**Task instructions:**
The data below should be restated word for word, with every picture omitted.

**Recorded data:**

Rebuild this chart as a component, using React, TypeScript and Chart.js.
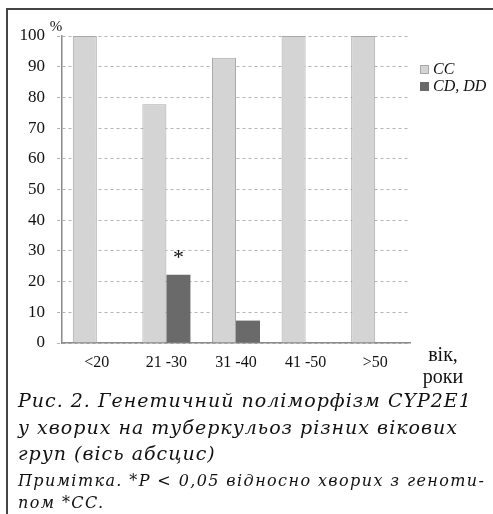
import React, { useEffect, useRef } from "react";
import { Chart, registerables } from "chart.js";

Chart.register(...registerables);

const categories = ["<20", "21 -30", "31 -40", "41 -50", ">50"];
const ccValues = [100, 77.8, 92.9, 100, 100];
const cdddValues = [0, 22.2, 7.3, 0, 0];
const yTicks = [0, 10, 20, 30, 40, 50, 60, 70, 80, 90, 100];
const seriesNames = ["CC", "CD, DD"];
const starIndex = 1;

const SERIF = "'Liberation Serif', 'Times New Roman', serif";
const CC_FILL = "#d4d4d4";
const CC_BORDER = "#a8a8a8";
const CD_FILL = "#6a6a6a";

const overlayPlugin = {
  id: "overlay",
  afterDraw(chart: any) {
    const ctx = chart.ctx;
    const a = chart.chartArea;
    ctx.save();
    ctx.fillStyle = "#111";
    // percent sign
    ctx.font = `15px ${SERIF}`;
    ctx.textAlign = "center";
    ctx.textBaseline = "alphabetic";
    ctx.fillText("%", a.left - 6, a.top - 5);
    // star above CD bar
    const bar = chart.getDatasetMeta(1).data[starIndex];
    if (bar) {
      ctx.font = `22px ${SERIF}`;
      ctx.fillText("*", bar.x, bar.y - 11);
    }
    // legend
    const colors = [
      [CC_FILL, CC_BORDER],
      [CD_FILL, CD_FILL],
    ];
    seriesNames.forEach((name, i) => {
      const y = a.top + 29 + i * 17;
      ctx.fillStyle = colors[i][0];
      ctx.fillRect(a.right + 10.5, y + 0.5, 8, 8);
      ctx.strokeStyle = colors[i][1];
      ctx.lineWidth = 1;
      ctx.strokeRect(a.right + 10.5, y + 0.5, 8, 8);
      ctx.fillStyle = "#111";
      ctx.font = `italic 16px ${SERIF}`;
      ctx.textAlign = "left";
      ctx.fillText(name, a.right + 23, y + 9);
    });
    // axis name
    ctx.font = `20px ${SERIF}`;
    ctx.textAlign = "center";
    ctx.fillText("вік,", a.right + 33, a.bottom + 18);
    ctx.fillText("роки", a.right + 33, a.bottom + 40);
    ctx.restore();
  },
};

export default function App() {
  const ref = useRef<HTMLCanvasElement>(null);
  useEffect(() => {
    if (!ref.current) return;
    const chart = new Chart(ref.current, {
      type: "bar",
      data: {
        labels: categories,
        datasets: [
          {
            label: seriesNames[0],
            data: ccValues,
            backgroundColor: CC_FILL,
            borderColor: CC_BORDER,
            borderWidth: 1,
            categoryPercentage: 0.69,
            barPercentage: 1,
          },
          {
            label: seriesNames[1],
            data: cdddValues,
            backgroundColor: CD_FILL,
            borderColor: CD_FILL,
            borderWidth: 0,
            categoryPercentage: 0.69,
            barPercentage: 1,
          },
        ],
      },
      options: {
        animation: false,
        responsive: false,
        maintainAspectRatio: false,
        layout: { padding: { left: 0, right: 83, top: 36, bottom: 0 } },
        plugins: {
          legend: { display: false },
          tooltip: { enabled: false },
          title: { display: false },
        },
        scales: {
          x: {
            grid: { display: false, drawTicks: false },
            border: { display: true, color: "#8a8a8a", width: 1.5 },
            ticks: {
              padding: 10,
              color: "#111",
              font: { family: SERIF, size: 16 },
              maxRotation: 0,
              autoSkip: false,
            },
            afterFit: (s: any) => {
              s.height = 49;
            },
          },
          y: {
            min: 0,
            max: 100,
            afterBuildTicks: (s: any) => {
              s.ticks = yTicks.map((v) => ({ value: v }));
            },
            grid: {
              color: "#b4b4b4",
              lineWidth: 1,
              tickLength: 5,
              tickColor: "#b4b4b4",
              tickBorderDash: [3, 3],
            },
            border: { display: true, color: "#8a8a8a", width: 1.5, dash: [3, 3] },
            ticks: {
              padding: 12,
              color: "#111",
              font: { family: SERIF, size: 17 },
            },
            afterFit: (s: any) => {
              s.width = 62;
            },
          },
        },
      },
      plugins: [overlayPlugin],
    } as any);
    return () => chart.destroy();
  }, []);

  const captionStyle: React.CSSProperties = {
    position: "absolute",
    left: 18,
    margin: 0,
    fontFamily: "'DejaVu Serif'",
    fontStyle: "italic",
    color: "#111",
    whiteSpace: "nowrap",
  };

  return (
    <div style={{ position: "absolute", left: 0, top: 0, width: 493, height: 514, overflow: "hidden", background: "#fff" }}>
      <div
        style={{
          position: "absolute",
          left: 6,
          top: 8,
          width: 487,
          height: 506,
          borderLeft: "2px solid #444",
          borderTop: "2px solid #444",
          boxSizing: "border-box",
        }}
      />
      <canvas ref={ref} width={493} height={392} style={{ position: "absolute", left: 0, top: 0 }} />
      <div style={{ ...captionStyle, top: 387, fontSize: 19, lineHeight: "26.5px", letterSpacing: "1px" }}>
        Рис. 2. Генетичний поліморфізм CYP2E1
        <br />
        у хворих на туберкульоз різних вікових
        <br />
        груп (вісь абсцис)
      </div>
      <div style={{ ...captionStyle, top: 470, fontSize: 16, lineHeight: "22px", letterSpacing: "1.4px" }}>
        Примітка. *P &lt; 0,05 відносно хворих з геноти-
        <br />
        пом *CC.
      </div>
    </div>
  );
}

**Exercise output:**
Rebuild this chart as a component, using React, TypeScript and Chart.js.
import React, { useEffect, useRef } from "react";
import { Chart, registerables } from "chart.js";

Chart.register(...registerables);

const categories = ["<20", "21 -30", "31 -40", "41 -50", ">50"];
const ccValues = [100, 77.8, 92.9, 100, 100];
const cdddValues = [0, 22.2, 7.3, 0, 0];
const yTicks = [0, 10, 20, 30, 40, 50, 60, 70, 80, 90, 100];
const seriesNames = ["CC", "CD, DD"];
const starIndex = 1;

const SERIF = "'Liberation Serif', 'Times New Roman', serif";
const CC_FILL = "#d4d4d4";
const CC_BORDER = "#a8a8a8";
const CD_FILL = "#6a6a6a";

const overlayPlugin = {
  id: "overlay",
  afterDraw(chart: any) {
    const ctx = chart.ctx;
    const a = chart.chartArea;
    ctx.save();
    ctx.fillStyle = "#111";
    // percent sign
    ctx.font = `15px ${SERIF}`;
    ctx.textAlign = "center";
    ctx.textBaseline = "alphabetic";
    ctx.fillText("%", a.left - 6, a.top - 5);
    // star above CD bar
    const bar = chart.getDatasetMeta(1).data[starIndex];
    if (bar) {
      ctx.font = `22px ${SERIF}`;
      ctx.fillText("*", bar.x, bar.y - 11);
    }
    // legend
    const colors = [
      [CC_FILL, CC_BORDER],
      [CD_FILL, CD_FILL],
    ];
    seriesNames.forEach((name, i) => {
      const y = a.top + 29 + i * 17;
      ctx.fillStyle = colors[i][0];
      ctx.fillRect(a.right + 10.5, y + 0.5, 8, 8);
      ctx.strokeStyle = colors[i][1];
      ctx.lineWidth = 1;
      ctx.strokeRect(a.right + 10.5, y + 0.5, 8, 8);
      ctx.fillStyle = "#111";
      ctx.font = `italic 16px ${SERIF}`;
      ctx.textAlign = "left";
      ctx.fillText(name, a.right + 23, y + 9);
    });
    // axis name
    ctx.font = `20px ${SERIF}`;
    ctx.textAlign = "center";
    ctx.fillText("вік,", a.right + 33, a.bottom + 18);
    ctx.fillText("роки", a.right + 33, a.bottom + 40);
    ctx.restore();
  },
};

export default function App() {
  const ref = useRef<HTMLCanvasElement>(null);
  useEffect(() => {
    if (!ref.current) return;
    const chart = new Chart(ref.current, {
      type: "bar",
      data: {
        labels: categories,
        datasets: [
          {
            label: seriesNames[0],
            data: ccValues,
            backgroundColor: CC_FILL,
            borderColor: CC_BORDER,
            borderWidth: 1,
            categoryPercentage: 0.69,
            barPercentage: 1,
          },
          {
            label: seriesNames[1],
            data: cdddValues,
            backgroundColor: CD_FILL,
            borderColor: CD_FILL,
            borderWidth: 0,
            categoryPercentage: 0.69,
            barPercentage: 1,
          },
        ],
      },
      options: {
        animation: false,
        responsive: false,
        maintainAspectRatio: false,
        layout: { padding: { left: 0, right: 83, top: 36, bottom: 0 } },
        plugins: {
          legend: { display: false },
          tooltip: { enabled: false },
          title: { display: false },
        },
        scales: {
          x: {
            grid: { display: false, drawTicks: false },
            border: { display: true, color: "#8a8a8a", width: 1.5 },
            ticks: {
              padding: 10,
              color: "#111",
              font: { family: SERIF, size: 16 },
              maxRotation: 0,
              autoSkip: false,
            },
            afterFit: (s: any) => {
              s.height = 49;
            },
          },
          y: {
            min: 0,
            max: 100,
            afterBuildTicks: (s: any) => {
              s.ticks = yTicks.map((v) => ({ value: v }));
            },
            grid: {
              color: "#b4b4b4",
              lineWidth: 1,
              tickLength: 5,
              tickColor: "#b4b4b4",
              tickBorderDash: [3, 3],
            },
            border: { display: true, color: "#8a8a8a", width: 1.5, dash: [3, 3] },
            ticks: {
              padding: 12,
              color: "#111",
              font: { family: SERIF, size: 17 },
            },
            afterFit: (s: any) => {
              s.width = 62;
            },
          },
        },
      },
      plugins: [overlayPlugin],
    } as any);
    return () => chart.destroy();
  }, []);

  const captionStyle: React.CSSProperties = {
    position: "absolute",
    left: 18,
    margin: 0,
    fontFamily: "'DejaVu Serif'",
    fontStyle: "italic",
    color: "#111",
    whiteSpace: "nowrap",
  };

  return (
    <div style={{ position: "absolute", left: 0, top: 0, width: 493, height: 514, overflow: "hidden", background: "#fff" }}>
      <div
        style={{
          position: "absolute",
          left: 6,
          top: 8,
          width: 487,
          height: 506,
          borderLeft: "2px solid #444",
          borderTop: "2px solid #444",
          boxSizing: "border-box",
        }}
      />
      <canvas ref={ref} width={493} height={392} style={{ position: "absolute", left: 0, top: 0 }} />
      <div style={{ ...captionStyle, top: 387, fontSize: 19, lineHeight: "26.5px", letterSpacing: "1px" }}>
        Рис. 2. Генетичний поліморфізм CYP2E1
        <br />
        у хворих на туберкульоз різних вікових
        <br />
        груп (вісь абсцис)
      </div>
      <div style={{ ...captionStyle, top: 470, fontSize: 16, lineHeight: "22px", letterSpacing: "1.4px" }}>
        Примітка. *P &lt; 0,05 відносно хворих з геноти-
        <br />
        пом *CC.
      </div>
    </div>
  );
}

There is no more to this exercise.